‘CAUGHT IN A JAM’: Dinagyang signal block irks riders, residents

A spectator uses his smartphone to take photos of the Dagyang sa Barangay performance of the Dinagyang Festival on Jan 22, 2023 at the Freedom Grandstand. Jamming of mobile phone signal was supposed to be limited to performance areas in Iloilo City but it affected neighboring towns and even Guimaras province. (F.A. Angelo)

By Joseph B.A. Marzan and Sean Rafio

While signal jamming was not a new concept to the Dinagyang Festival, residents of Iloilo City and neighboring towns were dumbfounded and even angry due to its impact on their personal lives and businesses.

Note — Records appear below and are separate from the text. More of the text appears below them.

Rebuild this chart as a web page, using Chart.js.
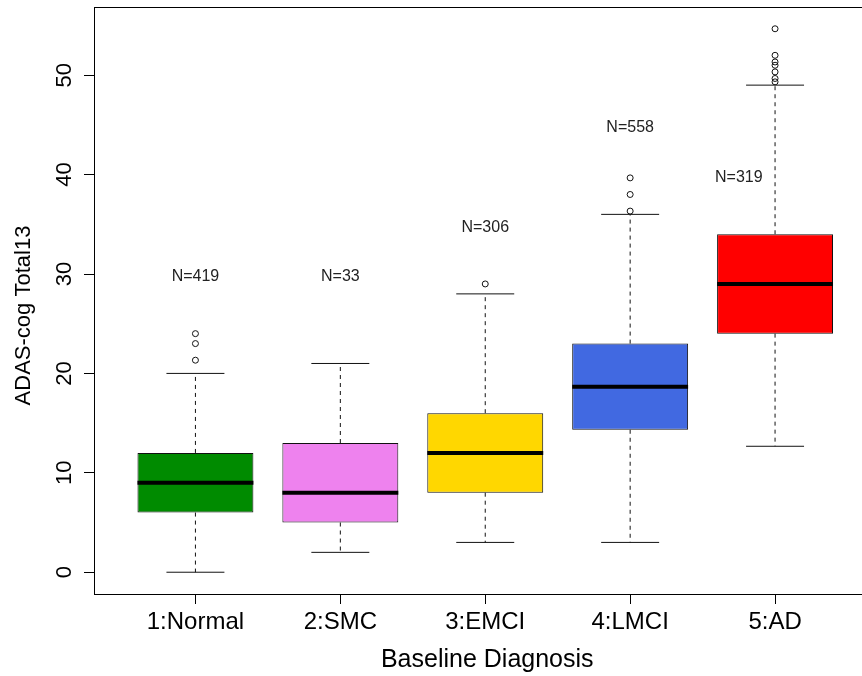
<!DOCTYPE html>
<html>

<head>
  <meta charset="UTF-8" />
  <title>ADAS-cog Total13 by baseline diagnosis</title>
  <script src="https://cdn.jsdelivr.net/npm/chart.js"></script>
  <style>
    html, body { margin: 0; padding: 0; background: #fff; }
    #wrap { width: 862px; height: 676px; }
  </style>
</head>

<body>
  <div id="wrap"><canvas id="boxChart" width="862" height="676"></canvas></div>
  <script>
    // Boxplot summaries per diagnosis group
    const categories = ["1:Normal", "2:SMC", "3:EMCI", "4:LMCI", "5:AD"];
    const q1 = [6, 5, 8, 14.33, 24];
    const medians = [9, 8, 12, 18.67, 29];
    const q3 = [12, 13, 16, 23, 34];
    const whiskerLow = [0, 2, 3, 3, 12.67];
    const whiskerHigh = [20, 21, 28, 36, 49];
    const outliers = [
      [21.33, 23, 24],
      [],
      [29],
      [36.33, 38, 39.67],
      [49.33, 49.67, 50.33, 51, 51.33, 52, 54.67],
    ];
    const counts = [419, 33, 306, 558, 319];
    const countX = [1, 2, 3, 4, 4.75];
    const countY = [30, 30, 35, 45, 40];
    const yTicks = [0, 10, 20, 30, 40, 50];
    const boxColors = ["#008B00", "#EE82EE", "#FFD700", "#4169E1", "#FF0000"];

    const FONT = "'Liberation Sans', Arial, sans-serif";
    const BOX_HALF = 0.4;
    const CAP_HALF = 0.2;

    // line segments separated by gaps (y: null breaks the line)
    const segments = (pairs) => {
      const out = [];
      pairs.forEach(([a, b]) => {
        out.push(a, b, { x: b.x, y: null });
      });
      return out;
    };

    const medianPts = segments(medians.map((m, i) => [
      { x: i + 1 - BOX_HALF, y: m }, { x: i + 1 + BOX_HALF, y: m }
    ]));
    const whiskerPts = segments(categories.flatMap((c, i) => [
      [{ x: i + 1, y: q3[i] }, { x: i + 1, y: whiskerHigh[i] }],
      [{ x: i + 1, y: q1[i] }, { x: i + 1, y: whiskerLow[i] }],
    ]));
    const capPts = segments(categories.flatMap((c, i) => [
      [{ x: i + 1 - CAP_HALF, y: whiskerHigh[i] }, { x: i + 1 + CAP_HALF, y: whiskerHigh[i] }],
      [{ x: i + 1 - CAP_HALF, y: whiskerLow[i] }, { x: i + 1 + CAP_HALF, y: whiskerLow[i] }],
    ]));
    const outlierPts = outliers.flatMap((vals, i) => vals.map(v => ({ x: i + 1, y: v })));

    // frame, rotated y labels, axis titles and group sizes
    const decorations = {
      id: "decorations",
      afterDraw(chart) {
        const { ctx, chartArea: a, scales: { x, y } } = chart;
        ctx.save();
        ctx.strokeStyle = "#000";
        ctx.lineWidth = 1;
        ctx.strokeRect(Math.round(a.left) + 0.5, Math.round(a.top) + 0.5,
          Math.round(a.right - a.left) + 20, Math.round(a.bottom - a.top));

        ctx.fillStyle = "#000";
        ctx.font = "22px " + FONT;
        ctx.textAlign = "center";
        ctx.textBaseline = "middle";
        yTicks.forEach(v => {
          ctx.save();
          ctx.translate(a.left - 29, y.getPixelForValue(v));
          ctx.rotate(-Math.PI / 2);
          ctx.fillText(String(v), 0, 0);
          ctx.restore();
        });

        ctx.save();
        ctx.translate(24, (a.top + a.bottom) / 2 + 15);
        ctx.rotate(-Math.PI / 2);
        ctx.fillText("ADAS-cog Total13", 0, 0);
        ctx.restore();

        // x title sits under the middle group
        ctx.font = "25px " + FONT;
        ctx.fillText("Baseline Diagnosis", x.getPixelForValue((categories.length + 1) / 2) + 2, chart.height - 16);

        ctx.fillStyle = "#222";
        ctx.font = "16px " + FONT;
        counts.forEach((n, i) => {
          ctx.fillText("N=" + n, x.getPixelForValue(countX[i]), y.getPixelForValue(countY[i]) + 3);
        });
        ctx.restore();
      }
    };

    new Chart(document.getElementById("boxChart"), {
      type: "bar",
      data: {
        datasets: [
          {
            type: "bar",
            data: categories.map((c, i) => ({ x: i + 1, y: [q1[i], q3[i]] })),
            backgroundColor: boxColors,
            borderColor: "#111",
            borderWidth: 1,
            borderSkipped: false,
            barPercentage: 0.8,
            categoryPercentage: 1,
            order: 4,
          },
          {
            type: "line",
            data: whiskerPts,
            borderColor: "#111",
            borderWidth: 1,
            borderDash: [4, 4],
            pointRadius: 0,
            spanGaps: false,
            order: 5,
          },
          {
            type: "line",
            data: capPts,
            borderColor: "#111",
            borderWidth: 1,
            pointRadius: 0,
            spanGaps: false,
            order: 3,
          },
          {
            type: "line",
            data: medianPts,
            borderColor: "#000",
            borderWidth: 4,
            borderCapStyle: "butt",
            pointRadius: 0,
            spanGaps: false,
            order: 1,
          },
          {
            type: "scatter",
            data: outlierPts,
            pointStyle: "circle",
            pointRadius: 3,
            pointBackgroundColor: "rgba(0,0,0,0)",
            pointBorderColor: "#111",
            pointBorderWidth: 1,
            order: 2,
          },
        ],
      },
      options: {
        responsive: false,
        animation: false,
        events: [],
        layout: { autoPadding: false, padding: { top: 7, right: 0, left: 0, bottom: 0 } },
        plugins: { legend: { display: false }, tooltip: { enabled: false } },
        scales: {
          x: {
            type: "linear",
            min: 0.3,
            max: 5.6,
            offset: false,
            afterBuildTicks: s => { s.ticks = categories.map((c, i) => ({ value: i + 1 })); },
            afterFit: s => { s.height = 82; },
            grid: { drawOnChartArea: false, offset: false, tickLength: 10, color: "#000" },
            border: { display: false },
            ticks: {
              color: "#000",
              padding: 4,
              maxRotation: 0,
              font: { family: FONT, size: 24 },
              callback: (v, i) => categories[i],
            },
          },
          y: {
            type: "linear",
            min: -2.19,
            max: 56.86,
            afterBuildTicks: s => { s.ticks = yTicks.map(v => ({ value: v })); },
            afterFit: s => { s.width = 94; },
            grid: { drawOnChartArea: false, tickLength: 10, color: "#000" },
            border: { display: false },
            ticks: { display: false },
          },
        },
      },
      plugins: [decorations],
    });
  </script>
</body>

</html>
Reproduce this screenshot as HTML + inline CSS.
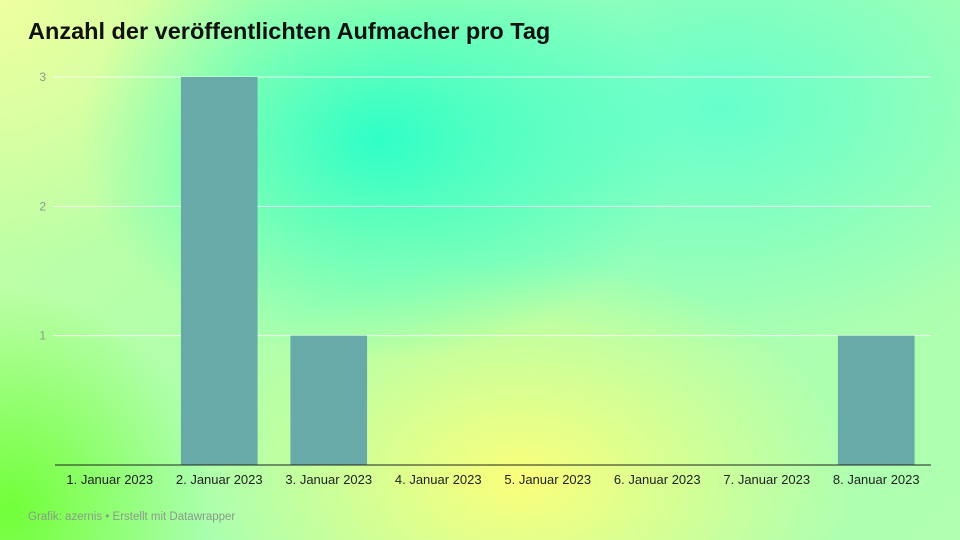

The signal jamming at the performance areas in City Proper district started around 6 a.m. on Saturday, Jan 21, 2023 and ended at almost 2:00 p.m. on the same day.

A prior announcement by local authorities stated that the signal jam was limited to the Freedom Grandstand, Plazoleta Gay, Delgado to Quezon Streets, University of Iloilo PHINMA, Plaza Libertad, the Iloilo Provincial Capitol, and the Iloilo Central Market.

A signal block was also implemented in Mandurriao district on Saturday from 5:40 p.m. to 10:30 p.m. for the ILOmination event.

The signal jam supposedly covered the areas of Seda Atria Hotel, Gaisano City Time Square, Festive Mall, Atria, Plazuela de Iloilo, SM City South Point, Iloilo Business Park, and Smallville Complex.

But Ilonggos as well as other domestic and foreign visitors found themselves in a jam despite being outside of the signal block areas.

Some social media users who used landline-based WiFi connections expressed their anger over the inconvenience.

“It should’ve been just [Iloilo City Proper] without signal. My business in Oton is still pending because there was no signal,” according to Oton town resident Gracia Estrella.

“When you wake up [usually], you would get hold of your phone. We thought it was only the city without a signal. The ending, even in Pavia there were no signals,” Ana Mae Azucena of Pavia said.

“[I thought] the Dinagyang performances and the rush of people were just until [SM City Iloilo], why is it that even for us in Pavia, there is no signal,” Jen Poral added.

Unlike previous iterations of the festival, this year was the first face-to-face Dinagyang since the COVID-19 pandemic, which forced the public to rely on digital and mobile technology for work and leisure.

“I went to the hospital [on Saturday], and it took long for my [HMO or health maintenance organization] to get approved because [they] couldn’t easily contact the office. It was just luck that the call went through,” a Maj Escanlar said in a tweet.

Delivery riders were most affected by the signal jam, with many social media users saying that they could not place the order because riders cannot be reached or accept their orders.

“This is too much that even those who are just chilling along Mapa Street and just ordering food also lost signal,” said one Twitter user who asked to be anonymous.

Iloilo Grab Riders Union (IGRU) president Jenner Crasco called the signal jam a “hindrance to their livelihood”, noting that it affected their source of income despite initially being announced to be limited in scope.

“What hurts is that we were losing our income source in the midst of an expected surge of orders during the Dinagyang season. While everyone is enjoying, we’re having a hard time because of signal jamming,” Crasco said in a statement.

Signal jamming was requested by the Iloilo City Police Office’s (ICPO) Explosive Ordnances Division, citing continued threats to festivalgoers.

This request was approved by the Iloilo City Council on Jan 11 with a resolution addressed to the National Telecommunications Commission and the Philippine National Police for the said jamming to take effect on the festival dates in limited areas.